Eltorrooo Eltorrooo - 6 months ago 18
Linux Question

python use diskspace instead of RAM by no sufficient RAM

consider the following python code

with open(sys.argv[2], 'r') as fin, \
open(sys.argv[3], 'w') as fout:
reader = csv.DictReader(fin, delimiter='%s' % sys.argv[4])
writer = csv.DictWriter(fout, reader.fieldnames, dialect='excel')
writer.writeheader()
writer.writerows(reader)


lets assume we have a big file about 2GB as input and our system has only 512MB RAM, this may lead to an error
Memory Usage


Is there a way to let my code use diskspace instead of RAM even if that will make it slow ? or this is a OS issue and should add more Swap for example ?

update



the code above is only an example

consider this exmaple

with io.open(sys.argv[2], 'r', encoding='utf8', errors='ignore') as fin, \
io.open(sys.argv[3], 'w', encoding='utf8', errors='ignore') as fout:
rows = csv.DictReader(fin, delimiter='%s' % sys.argv[4])
fout.write(json.dumps(list(rows), indent=4))


when using
json.dumps
you always need to write the data at once, and if you want to append the file, you must read the file and append the data and write to the file, something like this

data = readjson(jsonfile)
data.append(newentry)
jsonfile.write(json.dumps(data))


update 2 using generator (lazy evolution)
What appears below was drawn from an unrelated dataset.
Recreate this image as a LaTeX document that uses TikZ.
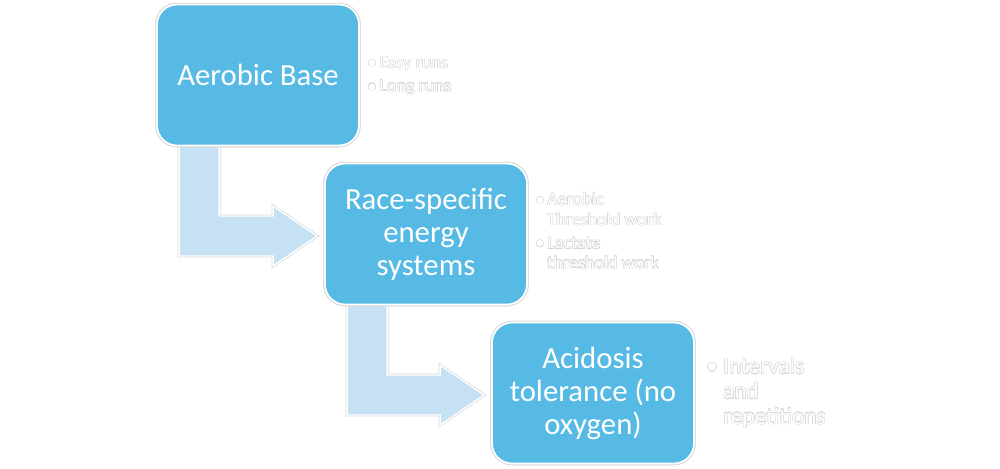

I come to this idea but I'm not sure if it makes a difference

def gen(list):
for e in list:
yield e

with open(sys.argv[2], 'r') as fin, \
open(sys.argv[3], 'w') as fout:
reader = csv.DictReader(fin, delimiter='%s' % sys.argv[4])
writer = csv.DictWriter(fout, reader.fieldnames, dialect='excel')
writer.writeheader()
writer.writerows(gen(reader))

with open(sys.argv[2], 'r') as fin, \
open(sys.argv[3], 'w') as fout:
rows = csv.DictReader(fin, delimiter='%s' % sys.argv[4])
# fout.write(json.dumps(gen(rows), indent=4)) -> cause error <generator object gen at 0x025BDDA0> is not JSON serializable
fout.write(json.dumps(gen(list(rows)), indent=4))

Answer

when using json.dumps you always need to write the data at once

Not really. You really should adopt a streaming approach for large data. In this case, something like:

fout.write('[')
for ii, row in enumerate(rows):
    if ii != 0:
        fout.write(',\n')
    json.dump(row, fout, indent=4)
fout.write(']')

This way you can write one row at a time, and you also save the overhead of putting all the rows into a list which you don't need.